This paper sought to validate the imputation method employed by the South African National Cancer Registry for allocating missing ethnicity data in the cancer surveillance system. Of the test data, 99.5% was successfully imputed with a mean imputation strength of 91%. A Cohen’s kappa agreement of 94.35% was achieved between the patient-reported and imputed ethnicities.
This imputation method worked well for Asian, Black and White ethnic groups, achieving sensitivity and specificity of above 90% for the three groups respectively (Table 2) but had limitations for the Coloured ethnic group (sensitivity of 63.79%) where a large percentage of cases were misallocated to the White ethnic group. This problem has historical roots in SA. The Coloured population comprises a mixed population consisting of major ancestral components from Khoisan, Bantu-speaking Africans, European, and Asian groups [7]. Surnames are derived from this mixed ancestry with many surnames similar to that of the White population group with European ancestry.
One limitation of this imputation method is that it relies on known surname-ethnicity pairs. This hinders the ability of this method to impute ethnicities for previously not-known or uncommon surnames. Considering that uncommon surnames may make up a very small percentage of overall missing data, one could use other imputation methodologies, such as multiple imputations, to overcome this limitation. However, this would require further validation. Additionally, the trade-off between the percentage of missing data versus the accuracy of imputed data should be considered carefully before embarking on further data analysis. Since the strength of this imputation method relies heavily on known surname-ethnicity pairs, the construction of the imputation reference panel and the validation of the imputation method would have been more robust had the researchers had access to an independent dataset in SA with surnames linked to ethnicities where a comparison to a “gold standard” could have been performed. However, there are no publicly available datasets of this nature in SA.
Another limitation of this analysis lies in the inability to confirm the “missing at random” supposition. The imputation reference panel dataset originated from cancer pathology reports from both public and private healthcare sectors; however, a large proportion of ethnicity data was either withheld or not-collected from the private healthcare sector (Table 1). This non-collection of the ethnicity variable from the private healthcare sector could lead to a bias in imputation for the White, Coloured and Asian population groups where the ethnicity data are more likely to be missing when compared to the Black population groups who were more likely to access public healthcare facilities.
Imputation of ethnicity using a reference panel is not a novel method. A previous study used surname and geocoding data from the U.S. census in a similar approach to impute for missing ethnicity in electronic health record systems and has found this approach to be useful in imputing missing ethnicity data (88% correctly imputed) thus reducing outcome bias [8].
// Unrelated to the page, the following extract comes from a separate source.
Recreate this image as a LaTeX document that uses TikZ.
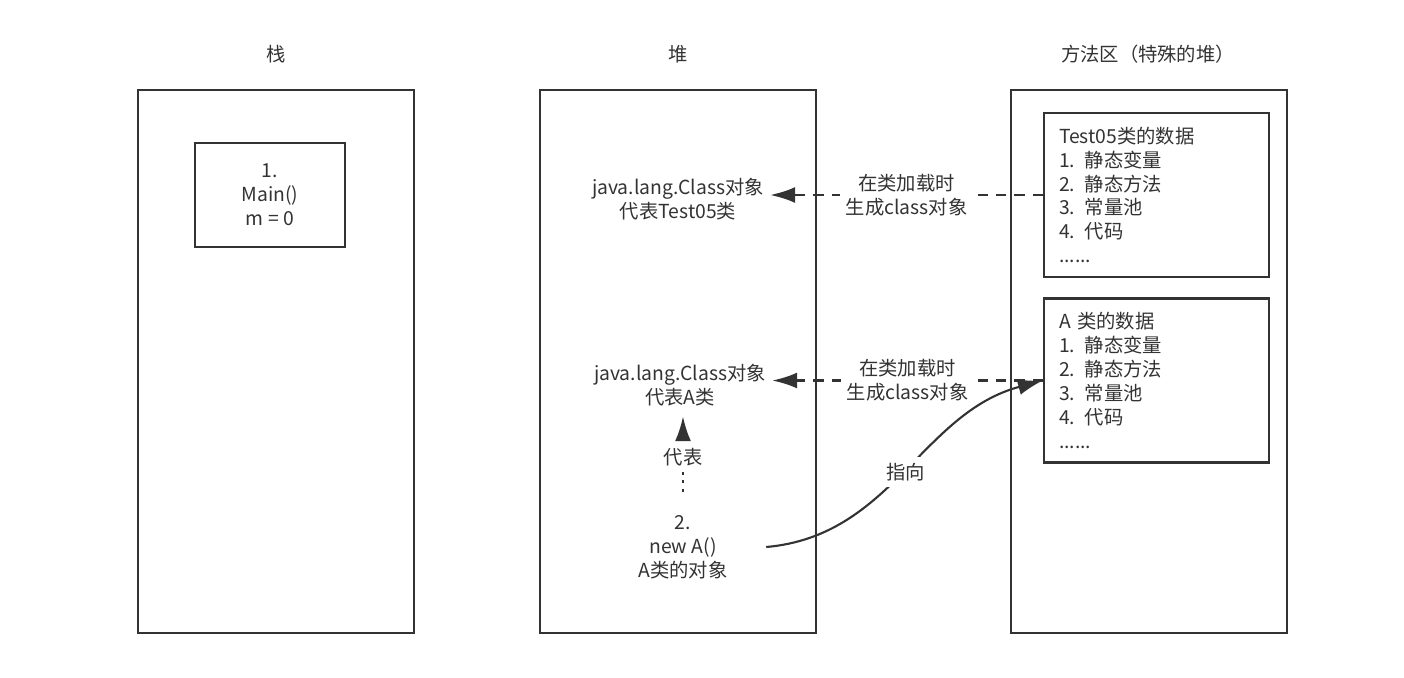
\documentclass[tikz,border=0pt]{standalone}
\usepackage{fontspec}
\setmainfont{Noto Sans CJK SC}
\usetikzlibrary{positioning,arrows.meta}
\definecolor{ink}{HTML}{333333}

\begin{document}
\begin{tikzpicture}[x=0.02cm,y=-0.02cm,
    font=\fontsize{11}{13.6}\selectfont,
    area/.style={draw=ink,line width=1.3pt,minimum width=5.52cm,minimum height=10.86cm},
    databox/.style={draw=ink,line width=1.3pt,align=left,text width=3.9cm,inner xsep=0.3cm,
                    minimum width=4.5cm,minimum height=3.28cm,text=ink},
    txt/.style={align=center,text=ink},
    tip/.style={-{Latex[length=5mm,width=3.2mm]},color=ink}]
    \useasboundingbox (0,0) rectangle (1404,677);

    \node[area] (stack) at (276,361.5) {};
    \node[area] (heap) at (678,361.5) {};
    \node[area] (method) at (1149,361.5) {};
    \node[txt] (stacktitle) at (276,54) {栈};
    \node[txt] (heaptitle) at (678,54) {堆};
    \node[txt] (methodtitle) at (1148,54) {方法区（特殊的堆）};

    \node[draw=ink,line width=1.3pt,txt,minimum width=3cm,minimum height=2.08cm] (mainframe) at (270,195) {1.\\Main()\\m = 0};

    \node[databox] (t05data) at (1156.5,195) {Test05类的数据\\1. 静态变量\\2. 静态方法\\3. 常量池\\4. 代码\\......};
    \node[databox] (adata) at (1156.5,380.5) {A 类的数据\\1. 静态变量\\2. 静态方法\\3. 常量池\\4. 代码\\......};

    \node[txt] (cls1) at (678,199) {java.lang.Class对象\\代表Test05类};
    \node[txt] (cls2) at (680,385) {java.lang.Class对象\\代表A类};
    \node[txt] (newA) at (683,547) {2.\\new A()\\A类的对象};

    \path[tip,line width=1.3pt,dash pattern=on 5.8pt off 4.6pt] (t05data.west) edge node[txt,fill=white] {在类加载时\\生成class对象} (t05data.west -| cls1.east)
                     (adata.west) edge node[txt,fill=white] {在类加载时\\生成class对象} (adata.west -| cls2.east);
    \path[tip,line width=1.6pt,dash pattern=on 2pt off 3pt,shorten <=0.34cm,shorten >=0.08cm]
        (newA.north) edge node[txt,fill=white,pos=0.54] {代表} (newA.north |- cls2.south);
    \path[tip,line width=1.2pt] ([xshift=0.65cm]newA.east) edge[out=5,in=195] node[txt,fill=white] {指向} (adata.west);
\end{tikzpicture}
\end{document}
Racial/ethnic/population group classification in health data has been discussed extensively in SA and international health literature [9–11]. The NCR is fully cognisant of the arguments against such categorisation of health data; that it may entrench “race-based mindsets” and may be perceived as showing approval of race-based segregation [9]. Importantly for health researchers, race-based segregation may result in the actual social, political and cultural determinants of health being missed. Marmot cautions that “if two groups, however, defined, have different rates of disease, a productive aetiological investigation may follow” [11]. The NCR aims to motivate this productive aetiological investigation through its description of cancer incidence estimates by age, gender and ethnicity. Researchers agree that in SA, ethnicity is a proxy for socio-economic determinants and access to healthcare. Because of previous apartheid institutionalised racial segregation in SA, socioeconomic status and access to healthcare are largely divided according to ethnicity with a large percentage of the Black populations in the lower socioeconomic strata [12, 13].
The large number of cases with missing ethnicity data post-1998 can be ascribed to societal sensitivity to any form of racial classification post-apartheid. The system of apartheid before 1994, ensured the oppression of non-White individuals through social, economic and political policies based on race segregation [12]. During democracy, “people are more likely to perceive the obligation to declare one’s “race” on a form as an affirmation of the validity of “race” classification” [9]. Therefore, fewer people supplied information about ethnicity in the pathology request form. In addition, recent pathology-request forms from the private healthcare sector laboratories have excluded the ethnicity variable entirely.
Given that the NCR is a national surveillance organisation, a pragmatic cost-effective approach to the collection of variables is adopted with the number of variables kept to a minimum. In addition, the source of our surveillance data (pathology reports) determines that the NCR does not have access to the true socioeconomic, and cultural determinants of cancer. Therefore, the presentation of data classified as population group is meant to stimulate policy discussions and research into the underlying aetiological factors that present themselves as population group differences.